**DATA LISTING**

■ ■ ■

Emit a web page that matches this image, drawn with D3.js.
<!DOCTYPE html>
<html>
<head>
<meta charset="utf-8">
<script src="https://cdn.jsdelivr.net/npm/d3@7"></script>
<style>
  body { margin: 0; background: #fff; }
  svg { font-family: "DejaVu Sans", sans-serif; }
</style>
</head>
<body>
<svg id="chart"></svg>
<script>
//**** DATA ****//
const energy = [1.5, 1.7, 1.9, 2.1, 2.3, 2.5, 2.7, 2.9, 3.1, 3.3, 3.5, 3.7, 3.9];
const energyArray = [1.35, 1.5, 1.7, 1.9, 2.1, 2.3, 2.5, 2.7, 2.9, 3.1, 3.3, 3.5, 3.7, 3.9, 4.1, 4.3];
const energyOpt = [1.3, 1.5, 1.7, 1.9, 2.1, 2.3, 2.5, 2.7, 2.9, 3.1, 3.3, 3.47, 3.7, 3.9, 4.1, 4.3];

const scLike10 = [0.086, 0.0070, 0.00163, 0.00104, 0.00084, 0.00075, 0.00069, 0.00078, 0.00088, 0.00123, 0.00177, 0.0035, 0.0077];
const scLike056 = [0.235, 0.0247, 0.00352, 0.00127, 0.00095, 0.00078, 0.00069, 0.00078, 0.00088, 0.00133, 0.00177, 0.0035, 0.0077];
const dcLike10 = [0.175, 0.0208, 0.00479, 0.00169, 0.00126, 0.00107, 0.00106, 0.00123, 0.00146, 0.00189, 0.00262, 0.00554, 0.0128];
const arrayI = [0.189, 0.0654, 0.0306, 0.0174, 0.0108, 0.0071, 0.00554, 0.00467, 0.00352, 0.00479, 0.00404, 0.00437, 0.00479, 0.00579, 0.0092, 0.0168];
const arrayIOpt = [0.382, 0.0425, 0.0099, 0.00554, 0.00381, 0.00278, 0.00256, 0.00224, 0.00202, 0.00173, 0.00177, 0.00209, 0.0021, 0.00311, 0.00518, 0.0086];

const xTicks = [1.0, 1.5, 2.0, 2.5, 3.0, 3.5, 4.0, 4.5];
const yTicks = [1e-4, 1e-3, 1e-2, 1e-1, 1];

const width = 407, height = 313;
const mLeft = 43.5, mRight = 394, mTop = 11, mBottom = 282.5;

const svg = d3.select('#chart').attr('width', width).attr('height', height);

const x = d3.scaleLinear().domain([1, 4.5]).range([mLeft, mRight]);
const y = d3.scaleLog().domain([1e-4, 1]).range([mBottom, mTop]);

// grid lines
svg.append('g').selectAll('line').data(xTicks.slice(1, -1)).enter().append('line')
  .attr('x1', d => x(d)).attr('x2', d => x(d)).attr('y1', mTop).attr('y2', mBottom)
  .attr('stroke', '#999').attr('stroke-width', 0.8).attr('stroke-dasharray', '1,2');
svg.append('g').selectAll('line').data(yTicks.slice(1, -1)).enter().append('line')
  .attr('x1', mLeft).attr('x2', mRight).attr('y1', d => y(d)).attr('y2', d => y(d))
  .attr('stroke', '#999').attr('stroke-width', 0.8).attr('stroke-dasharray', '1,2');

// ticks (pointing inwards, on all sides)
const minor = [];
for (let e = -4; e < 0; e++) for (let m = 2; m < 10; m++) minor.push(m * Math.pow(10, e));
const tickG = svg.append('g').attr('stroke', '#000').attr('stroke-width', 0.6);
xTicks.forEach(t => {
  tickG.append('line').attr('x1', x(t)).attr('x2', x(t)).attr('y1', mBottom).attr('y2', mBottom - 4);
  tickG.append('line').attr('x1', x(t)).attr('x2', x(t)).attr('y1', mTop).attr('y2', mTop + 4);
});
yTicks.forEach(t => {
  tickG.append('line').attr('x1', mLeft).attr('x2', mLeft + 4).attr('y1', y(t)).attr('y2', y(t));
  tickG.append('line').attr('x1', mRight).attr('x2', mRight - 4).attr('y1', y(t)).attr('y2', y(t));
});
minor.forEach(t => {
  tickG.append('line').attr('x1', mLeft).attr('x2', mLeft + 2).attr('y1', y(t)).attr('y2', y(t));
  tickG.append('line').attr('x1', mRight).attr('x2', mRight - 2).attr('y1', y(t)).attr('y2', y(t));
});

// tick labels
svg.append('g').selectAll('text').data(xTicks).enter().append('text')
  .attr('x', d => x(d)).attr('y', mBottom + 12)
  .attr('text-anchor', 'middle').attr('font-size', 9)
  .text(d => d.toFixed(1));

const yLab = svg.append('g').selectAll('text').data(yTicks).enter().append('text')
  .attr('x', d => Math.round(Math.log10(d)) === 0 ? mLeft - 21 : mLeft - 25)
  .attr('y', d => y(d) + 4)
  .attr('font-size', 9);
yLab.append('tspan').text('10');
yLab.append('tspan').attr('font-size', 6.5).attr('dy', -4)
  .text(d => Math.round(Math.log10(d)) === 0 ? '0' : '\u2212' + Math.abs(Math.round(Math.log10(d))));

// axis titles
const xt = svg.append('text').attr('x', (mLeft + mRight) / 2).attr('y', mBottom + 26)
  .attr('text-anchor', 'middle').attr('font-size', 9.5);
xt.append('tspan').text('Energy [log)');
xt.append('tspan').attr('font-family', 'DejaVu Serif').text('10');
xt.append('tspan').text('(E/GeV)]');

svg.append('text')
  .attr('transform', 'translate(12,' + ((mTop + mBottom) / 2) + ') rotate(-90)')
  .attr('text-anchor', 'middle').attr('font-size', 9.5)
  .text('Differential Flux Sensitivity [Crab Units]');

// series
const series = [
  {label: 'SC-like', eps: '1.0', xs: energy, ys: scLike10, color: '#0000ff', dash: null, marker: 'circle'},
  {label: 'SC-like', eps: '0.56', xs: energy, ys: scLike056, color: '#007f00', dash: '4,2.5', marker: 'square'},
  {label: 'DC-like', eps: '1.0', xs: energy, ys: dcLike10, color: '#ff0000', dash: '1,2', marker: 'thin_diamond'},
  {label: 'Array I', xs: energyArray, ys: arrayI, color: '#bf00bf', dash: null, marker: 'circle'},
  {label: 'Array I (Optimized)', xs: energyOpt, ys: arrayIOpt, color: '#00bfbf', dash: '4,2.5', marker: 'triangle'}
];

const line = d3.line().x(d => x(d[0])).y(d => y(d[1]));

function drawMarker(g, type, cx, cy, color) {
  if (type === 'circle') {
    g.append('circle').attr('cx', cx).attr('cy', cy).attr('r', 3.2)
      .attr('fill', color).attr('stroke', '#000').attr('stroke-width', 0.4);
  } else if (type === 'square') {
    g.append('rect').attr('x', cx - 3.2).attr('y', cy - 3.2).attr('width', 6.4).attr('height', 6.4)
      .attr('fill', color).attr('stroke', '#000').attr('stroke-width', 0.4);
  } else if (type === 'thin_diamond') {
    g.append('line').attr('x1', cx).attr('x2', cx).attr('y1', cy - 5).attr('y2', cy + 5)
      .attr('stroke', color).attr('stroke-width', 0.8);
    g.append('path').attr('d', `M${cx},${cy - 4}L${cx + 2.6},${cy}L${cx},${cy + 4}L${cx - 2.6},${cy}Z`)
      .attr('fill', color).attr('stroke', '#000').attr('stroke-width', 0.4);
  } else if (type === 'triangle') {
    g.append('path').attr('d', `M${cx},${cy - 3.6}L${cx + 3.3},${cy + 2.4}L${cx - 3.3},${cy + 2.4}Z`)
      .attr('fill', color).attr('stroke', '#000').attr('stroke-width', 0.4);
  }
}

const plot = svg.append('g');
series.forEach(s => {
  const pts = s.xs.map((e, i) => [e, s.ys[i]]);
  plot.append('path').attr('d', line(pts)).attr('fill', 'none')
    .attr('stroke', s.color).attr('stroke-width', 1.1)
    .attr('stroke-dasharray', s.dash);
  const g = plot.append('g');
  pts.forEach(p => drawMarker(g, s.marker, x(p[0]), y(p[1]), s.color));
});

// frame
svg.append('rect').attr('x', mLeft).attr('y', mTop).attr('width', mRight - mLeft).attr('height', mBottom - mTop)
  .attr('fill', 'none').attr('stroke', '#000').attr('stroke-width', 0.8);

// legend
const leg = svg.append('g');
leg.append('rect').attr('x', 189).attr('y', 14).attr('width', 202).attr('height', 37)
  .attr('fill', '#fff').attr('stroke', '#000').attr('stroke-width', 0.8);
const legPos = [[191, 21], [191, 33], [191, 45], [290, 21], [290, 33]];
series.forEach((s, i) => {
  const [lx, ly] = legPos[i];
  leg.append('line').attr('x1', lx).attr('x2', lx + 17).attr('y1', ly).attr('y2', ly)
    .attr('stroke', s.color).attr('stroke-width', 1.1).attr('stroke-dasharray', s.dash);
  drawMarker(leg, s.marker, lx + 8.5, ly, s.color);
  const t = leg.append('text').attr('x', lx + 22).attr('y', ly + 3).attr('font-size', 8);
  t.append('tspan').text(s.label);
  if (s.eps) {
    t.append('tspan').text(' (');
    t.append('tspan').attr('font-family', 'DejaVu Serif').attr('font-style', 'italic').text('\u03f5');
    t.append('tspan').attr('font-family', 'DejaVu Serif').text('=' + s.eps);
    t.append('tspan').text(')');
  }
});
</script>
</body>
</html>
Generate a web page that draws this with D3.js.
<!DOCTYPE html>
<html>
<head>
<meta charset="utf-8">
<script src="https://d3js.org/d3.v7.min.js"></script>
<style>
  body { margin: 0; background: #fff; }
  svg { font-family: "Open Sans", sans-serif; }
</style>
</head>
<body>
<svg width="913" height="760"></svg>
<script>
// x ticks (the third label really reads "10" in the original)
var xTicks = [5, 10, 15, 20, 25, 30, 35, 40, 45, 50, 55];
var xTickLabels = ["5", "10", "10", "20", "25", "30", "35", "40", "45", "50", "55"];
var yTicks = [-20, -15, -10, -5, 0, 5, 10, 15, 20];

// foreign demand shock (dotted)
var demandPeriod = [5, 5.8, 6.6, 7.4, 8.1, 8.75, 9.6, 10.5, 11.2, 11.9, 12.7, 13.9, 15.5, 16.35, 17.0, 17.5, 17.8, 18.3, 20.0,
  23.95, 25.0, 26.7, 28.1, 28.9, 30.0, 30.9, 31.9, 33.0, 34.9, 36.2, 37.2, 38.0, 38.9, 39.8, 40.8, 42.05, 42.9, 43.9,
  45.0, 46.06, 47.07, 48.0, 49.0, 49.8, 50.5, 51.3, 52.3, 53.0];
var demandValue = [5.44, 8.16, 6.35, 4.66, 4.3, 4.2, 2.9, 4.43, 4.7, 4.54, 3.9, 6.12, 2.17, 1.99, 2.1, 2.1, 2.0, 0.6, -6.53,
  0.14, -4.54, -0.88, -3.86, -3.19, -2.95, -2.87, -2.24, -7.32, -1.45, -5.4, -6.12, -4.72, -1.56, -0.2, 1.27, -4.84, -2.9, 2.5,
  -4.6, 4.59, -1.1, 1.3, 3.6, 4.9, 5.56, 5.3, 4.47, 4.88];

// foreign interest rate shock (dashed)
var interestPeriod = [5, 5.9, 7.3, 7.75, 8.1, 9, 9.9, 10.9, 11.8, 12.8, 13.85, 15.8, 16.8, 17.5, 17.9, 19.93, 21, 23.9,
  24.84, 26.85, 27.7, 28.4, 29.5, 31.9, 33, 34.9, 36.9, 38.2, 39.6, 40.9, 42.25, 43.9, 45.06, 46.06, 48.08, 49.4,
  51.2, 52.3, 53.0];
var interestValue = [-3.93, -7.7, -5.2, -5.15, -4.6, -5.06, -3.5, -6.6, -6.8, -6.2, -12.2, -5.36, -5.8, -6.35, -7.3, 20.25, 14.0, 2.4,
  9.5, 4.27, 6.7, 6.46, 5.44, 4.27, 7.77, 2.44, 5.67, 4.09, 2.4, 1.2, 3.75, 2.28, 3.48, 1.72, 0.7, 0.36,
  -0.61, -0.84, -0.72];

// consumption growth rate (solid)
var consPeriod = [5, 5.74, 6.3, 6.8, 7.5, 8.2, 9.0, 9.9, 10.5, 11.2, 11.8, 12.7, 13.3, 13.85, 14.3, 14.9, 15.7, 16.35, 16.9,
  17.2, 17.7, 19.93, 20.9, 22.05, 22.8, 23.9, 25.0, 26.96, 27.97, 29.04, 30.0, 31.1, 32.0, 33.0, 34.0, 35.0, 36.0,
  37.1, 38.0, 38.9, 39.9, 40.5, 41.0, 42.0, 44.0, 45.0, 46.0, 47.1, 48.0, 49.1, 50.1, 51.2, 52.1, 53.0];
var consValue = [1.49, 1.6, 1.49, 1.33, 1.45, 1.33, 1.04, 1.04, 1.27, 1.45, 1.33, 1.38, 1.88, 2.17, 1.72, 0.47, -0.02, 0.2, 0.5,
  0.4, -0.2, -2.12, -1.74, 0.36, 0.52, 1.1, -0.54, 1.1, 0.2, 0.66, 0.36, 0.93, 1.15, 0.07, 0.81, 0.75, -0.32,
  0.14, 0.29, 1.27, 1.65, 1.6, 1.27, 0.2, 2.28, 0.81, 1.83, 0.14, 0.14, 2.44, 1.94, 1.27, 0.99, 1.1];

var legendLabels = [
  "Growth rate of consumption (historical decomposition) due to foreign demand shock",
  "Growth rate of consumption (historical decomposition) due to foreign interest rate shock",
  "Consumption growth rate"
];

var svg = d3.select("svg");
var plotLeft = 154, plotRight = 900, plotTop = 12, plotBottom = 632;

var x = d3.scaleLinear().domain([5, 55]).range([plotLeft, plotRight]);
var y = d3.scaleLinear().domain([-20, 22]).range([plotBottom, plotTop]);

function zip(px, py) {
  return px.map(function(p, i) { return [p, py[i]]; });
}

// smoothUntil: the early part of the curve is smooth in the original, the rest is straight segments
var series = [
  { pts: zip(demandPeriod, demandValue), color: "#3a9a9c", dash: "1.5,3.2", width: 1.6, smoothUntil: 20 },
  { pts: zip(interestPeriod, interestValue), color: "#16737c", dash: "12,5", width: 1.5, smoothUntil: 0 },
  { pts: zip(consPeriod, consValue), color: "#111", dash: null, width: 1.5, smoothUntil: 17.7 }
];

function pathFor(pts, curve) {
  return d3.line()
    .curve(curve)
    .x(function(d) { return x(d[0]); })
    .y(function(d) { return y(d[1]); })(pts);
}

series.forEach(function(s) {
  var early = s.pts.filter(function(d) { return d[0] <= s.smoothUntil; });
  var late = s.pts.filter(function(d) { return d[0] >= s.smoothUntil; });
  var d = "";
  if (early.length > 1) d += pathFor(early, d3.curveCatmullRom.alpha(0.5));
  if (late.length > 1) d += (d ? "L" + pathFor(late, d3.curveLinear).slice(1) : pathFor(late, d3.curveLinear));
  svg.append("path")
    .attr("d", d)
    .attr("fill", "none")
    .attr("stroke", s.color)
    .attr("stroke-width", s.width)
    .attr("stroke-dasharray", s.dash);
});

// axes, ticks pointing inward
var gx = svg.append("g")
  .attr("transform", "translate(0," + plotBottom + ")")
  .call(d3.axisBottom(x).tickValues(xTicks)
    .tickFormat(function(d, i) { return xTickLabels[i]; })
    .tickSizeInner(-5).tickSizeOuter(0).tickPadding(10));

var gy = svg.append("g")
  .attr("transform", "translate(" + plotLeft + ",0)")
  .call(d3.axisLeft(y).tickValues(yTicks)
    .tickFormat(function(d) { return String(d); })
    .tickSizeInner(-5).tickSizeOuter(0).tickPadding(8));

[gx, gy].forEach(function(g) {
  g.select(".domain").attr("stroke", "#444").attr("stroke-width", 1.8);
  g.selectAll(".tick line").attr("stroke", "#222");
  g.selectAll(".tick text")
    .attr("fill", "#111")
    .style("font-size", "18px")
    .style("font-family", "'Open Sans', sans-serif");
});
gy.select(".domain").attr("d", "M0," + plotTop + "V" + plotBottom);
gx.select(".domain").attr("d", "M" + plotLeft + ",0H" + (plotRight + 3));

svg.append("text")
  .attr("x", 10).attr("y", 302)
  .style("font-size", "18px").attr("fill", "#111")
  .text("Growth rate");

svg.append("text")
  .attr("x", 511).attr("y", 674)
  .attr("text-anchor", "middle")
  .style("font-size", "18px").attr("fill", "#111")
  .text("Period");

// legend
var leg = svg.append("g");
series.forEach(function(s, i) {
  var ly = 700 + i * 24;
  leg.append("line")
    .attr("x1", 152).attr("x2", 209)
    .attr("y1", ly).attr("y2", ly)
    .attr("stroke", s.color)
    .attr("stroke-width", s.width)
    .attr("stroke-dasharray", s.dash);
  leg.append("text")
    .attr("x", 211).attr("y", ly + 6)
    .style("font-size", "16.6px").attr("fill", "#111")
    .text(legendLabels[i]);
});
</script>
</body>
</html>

■ ■ ■

**WORK TO COMPLETE**
In the data above, find the line that contains "Generate a web" and the line that contains "-0.61, -0.84, -0.72];". Repeat exactly those lines and every line between them, and only those.

**PROBLEM SOLUTION**
Generate a web page that draws this with D3.js.
<!DOCTYPE html>
<html>
<head>
<meta charset="utf-8">
<script src="https://d3js.org/d3.v7.min.js"></script>
<style>
  body { margin: 0; background: #fff; }
  svg { font-family: "Open Sans", sans-serif; }
</style>
</head>
<body>
<svg width="913" height="760"></svg>
<script>
// x ticks (the third label really reads "10" in the original)
var xTicks = [5, 10, 15, 20, 25, 30, 35, 40, 45, 50, 55];
var xTickLabels = ["5", "10", "10", "20", "25", "30", "35", "40", "45", "50", "55"];
var yTicks = [-20, -15, -10, -5, 0, 5, 10, 15, 20];

// foreign demand shock (dotted)
var demandPeriod = [5, 5.8, 6.6, 7.4, 8.1, 8.75, 9.6, 10.5, 11.2, 11.9, 12.7, 13.9, 15.5, 16.35, 17.0, 17.5, 17.8, 18.3, 20.0,
  23.95, 25.0, 26.7, 28.1, 28.9, 30.0, 30.9, 31.9, 33.0, 34.9, 36.2, 37.2, 38.0, 38.9, 39.8, 40.8, 42.05, 42.9, 43.9,
  45.0, 46.06, 47.07, 48.0, 49.0, 49.8, 50.5, 51.3, 52.3, 53.0];
var demandValue = [5.44, 8.16, 6.35, 4.66, 4.3, 4.2, 2.9, 4.43, 4.7, 4.54, 3.9, 6.12, 2.17, 1.99, 2.1, 2.1, 2.0, 0.6, -6.53,
  0.14, -4.54, -0.88, -3.86, -3.19, -2.95, -2.87, -2.24, -7.32, -1.45, -5.4, -6.12, -4.72, -1.56, -0.2, 1.27, -4.84, -2.9, 2.5,
  -4.6, 4.59, -1.1, 1.3, 3.6, 4.9, 5.56, 5.3, 4.47, 4.88];

// foreign interest rate shock (dashed)
var interestPeriod = [5, 5.9, 7.3, 7.75, 8.1, 9, 9.9, 10.9, 11.8, 12.8, 13.85, 15.8, 16.8, 17.5, 17.9, 19.93, 21, 23.9,
  24.84, 26.85, 27.7, 28.4, 29.5, 31.9, 33, 34.9, 36.9, 38.2, 39.6, 40.9, 42.25, 43.9, 45.06, 46.06, 48.08, 49.4,
  51.2, 52.3, 53.0];
var interestValue = [-3.93, -7.7, -5.2, -5.15, -4.6, -5.06, -3.5, -6.6, -6.8, -6.2, -12.2, -5.36, -5.8, -6.35, -7.3, 20.25, 14.0, 2.4,
  9.5, 4.27, 6.7, 6.46, 5.44, 4.27, 7.77, 2.44, 5.67, 4.09, 2.4, 1.2, 3.75, 2.28, 3.48, 1.72, 0.7, 0.36,
  -0.61, -0.84, -0.72];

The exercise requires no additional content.